L'année 2012 a été l'année catho. On les croyait transis, balayés par l'union libre et le pacs, rencognés dans des églises en ruines, point du tout, ils tiennent la forme, ils ont la trique. Ils sont partis en croisade contre le mariage homosexuel, un dispositif qui, pourtant, ne les concerne en rien et ne leur retire rien. Les 14 pays ayant déjà donné un cadre légal au "mariage pour tous" se portent très bien, et "l'ordre symbolique" ne s'en est pas trouvé ébranlé pour si peu.
Les cathos sont aussi présents sur le champ éditorial. Avec "Le sermon sur la chute de Rome", prix Goncourt de l'année, Jérôme Ferrari invente un nouveau genre. On connaissait déjà le roman homo, le roman sado-maso, à présent voilà le roman catho. Emphase, sermon, pathos, ce livre s'édifie en prédication pour s'effondrer en prêche. Chaque titre de chapitre provient des sermons d'Augustin, une petite odeur de sacristie plane. Et, je l'avoue, je n'ai pas vu le rapport entre la vie du saint et l'ouverture d'un bar en Corse ; les deux propos de l'ouvrage, non contents d'être cousus de fil blancs, sont mal goupillonnés.

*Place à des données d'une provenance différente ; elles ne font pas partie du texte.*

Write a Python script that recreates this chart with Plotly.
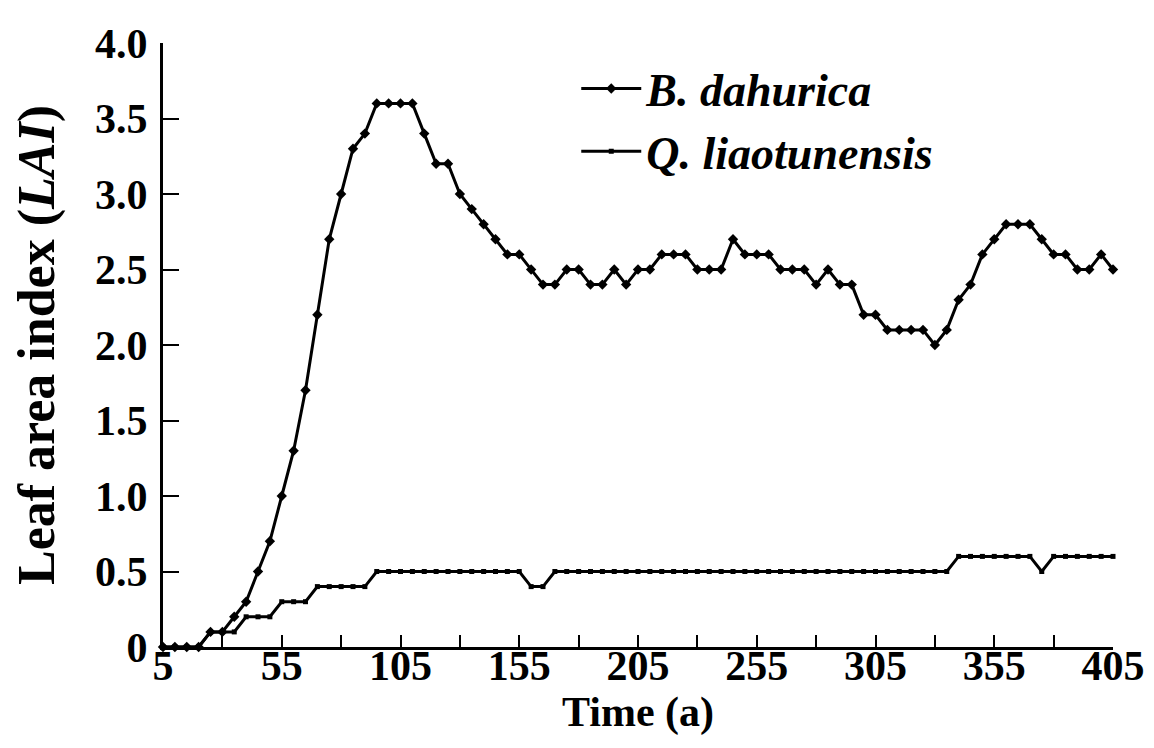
import plotly.graph_objects as go

years = list(range(5, 406, 5))

b_dahurica = [0, 0, 0, 0, 0.1, 0.1, 0.2, 0.3, 0.5, 0.7,
              1.0, 1.3, 1.7, 2.2, 2.7, 3.0, 3.3, 3.4, 3.6, 3.6,
              3.6, 3.6, 3.4, 3.2, 3.2, 3.0, 2.9, 2.8, 2.7, 2.6,
              2.6, 2.5, 2.4, 2.4, 2.5, 2.5, 2.4, 2.4, 2.5, 2.4,
              2.5, 2.5, 2.6, 2.6, 2.6, 2.5, 2.5, 2.5, 2.7, 2.6,
              2.6, 2.6, 2.5, 2.5, 2.5, 2.4, 2.5, 2.4, 2.4, 2.2,
              2.2, 2.1, 2.1, 2.1, 2.1, 2.0, 2.1, 2.3, 2.4, 2.6,
              2.7, 2.8, 2.8, 2.8, 2.7, 2.6, 2.6, 2.5, 2.5, 2.6, 2.5]

q_liaotunensis = [0, 0, 0, 0, 0.1, 0.1, 0.1, 0.2, 0.2, 0.2,
                  0.3, 0.3, 0.3, 0.4, 0.4, 0.4, 0.4, 0.4, 0.5, 0.5,
                  0.5, 0.5, 0.5, 0.5, 0.5, 0.5, 0.5, 0.5, 0.5, 0.5,
                  0.5, 0.4, 0.4, 0.5, 0.5, 0.5, 0.5, 0.5, 0.5, 0.5,
                  0.5, 0.5, 0.5, 0.5, 0.5, 0.5, 0.5, 0.5, 0.5, 0.5,
                  0.5, 0.5, 0.5, 0.5, 0.5, 0.5, 0.5, 0.5, 0.5, 0.5,
                  0.5, 0.5, 0.5, 0.5, 0.5, 0.5, 0.5, 0.6, 0.6, 0.6,
                  0.6, 0.6, 0.6, 0.6, 0.5, 0.6, 0.6, 0.6, 0.6, 0.6, 0.6]

x_tickvals = [5, 55, 105, 155, 205, 255, 305, 355, 405]
y_tickvals = [0, 0.5, 1.0, 1.5, 2.0, 2.5, 3.0, 3.5, 4.0]
y_ticktext = ["0", "0.5", "1.0", "1.5", "2.0", "2.5", "3.0", "3.5", "4.0"]

FONT = "Liberation Serif"

fig = go.Figure()
fig.add_trace(go.Scatter(
    x=years, y=b_dahurica, name="B. dahurica", mode="lines+markers",
    line=dict(color="black", width=3),
    marker=dict(symbol="diamond", size=8, color="black"),
    cliponaxis=False,
))
fig.add_trace(go.Scatter(
    x=years, y=q_liaotunensis, name="Q. liaotunensis", mode="lines+markers",
    line=dict(color="black", width=3),
    marker=dict(symbol="square", size=5, color="black"),
    cliponaxis=False,
))

fig.update_layout(
    width=1146, height=740,
    paper_bgcolor="white", plot_bgcolor="white",
    margin=dict(l=155, r=41, t=35, b=101),
    font=dict(family=FONT, size=42, color="black", weight="bold"),
    showlegend=True,
    legend=dict(
        x=0.435, y=0.985, xanchor="left", yanchor="top",
        font=dict(family=FONT, size=46, color="black", weight="bold", style="italic"),
        bgcolor="rgba(0,0,0,0)", itemwidth=60, tracegroupgap=0,
    ),
)

fig.update_xaxes(
    range=[5, 405], showgrid=False, zeroline=False,
    showline=True, linecolor="black", linewidth=3,
    tickmode="array", tickvals=x_tickvals,
    ticks="inside", ticklen=12, tickwidth=2, tickcolor="black",
    minor=dict(tick0=5, dtick=25, ticks="inside", ticklen=12, tickwidth=2, tickcolor="black"),
    tickfont=dict(family=FONT, size=42, color="black", weight="bold"),
    ticklabelstandoff=-20,
    title=dict(text="Time (a)", font=dict(family=FONT, size=42, color="black", weight="bold"), standoff=0),
    automargin=False,
)
fig.update_yaxes(
    range=[0, 4.0], showgrid=False, zeroline=False,
    showline=True, linecolor="black", linewidth=3,
    tickmode="array", tickvals=y_tickvals, ticktext=y_ticktext,
    ticks="inside", ticklen=16, tickwidth=2, tickcolor="black",
    tickfont=dict(family=FONT, size=42, color="black", weight="bold"),
    ticklabelstandoff=4,
    title=dict(text="Leaf area index (<i>LAI</i>)", font=dict(family=FONT, size=52, color="black", weight="bold"), standoff=35),
    automargin=False,
)

fig.write_html("out.html")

Personnages inconsistants, phrases trop longues, platitudes convenues - que veut dire l'auteur ? A quoi tout cela rime-t-il ? Pour ceux qui n'ont pas compris, voilà le message, maintes fois martelé : "Mais nous savons ceci : pour qu'un monde nouveau surgisse, il faut d'abord que meure un monde ancien". Très fort. En résumé, tout passe, tout lasse (sauf les glaces, ajoutait une réclame des années 1970). Hélas, la mauvaise littérature lasse aussi. Car ce roman flirte quand même d'un peu près avec le kitch : «Il croyait à l’éternité des choses éternelles, à leur noblesse inaltérable, inscrite au fronton d’un ciel haut et pur. Et il cessa d’y croire», «Il était comme un homme qui vient de faire fortune, après des efforts inouïs, dans une monnaie qui n’a plus cours». Le plus beau : "Une expression juvénile éclairait encore le visage de l'homme qu'il était devenu là-bas, dans ces contrées inimaginables où l'écume de la mer était translucide et luisait sous le soleil comme une gerbe de diamants". C'est du lourd. On est tellement lesté qu'on touche le fond.
"Rien ne s'épuise plus vite que l'improbable miséricorde de Dieu", nous assène Jérôme Ferrari (amen). Si : la bienveillance du lecteur.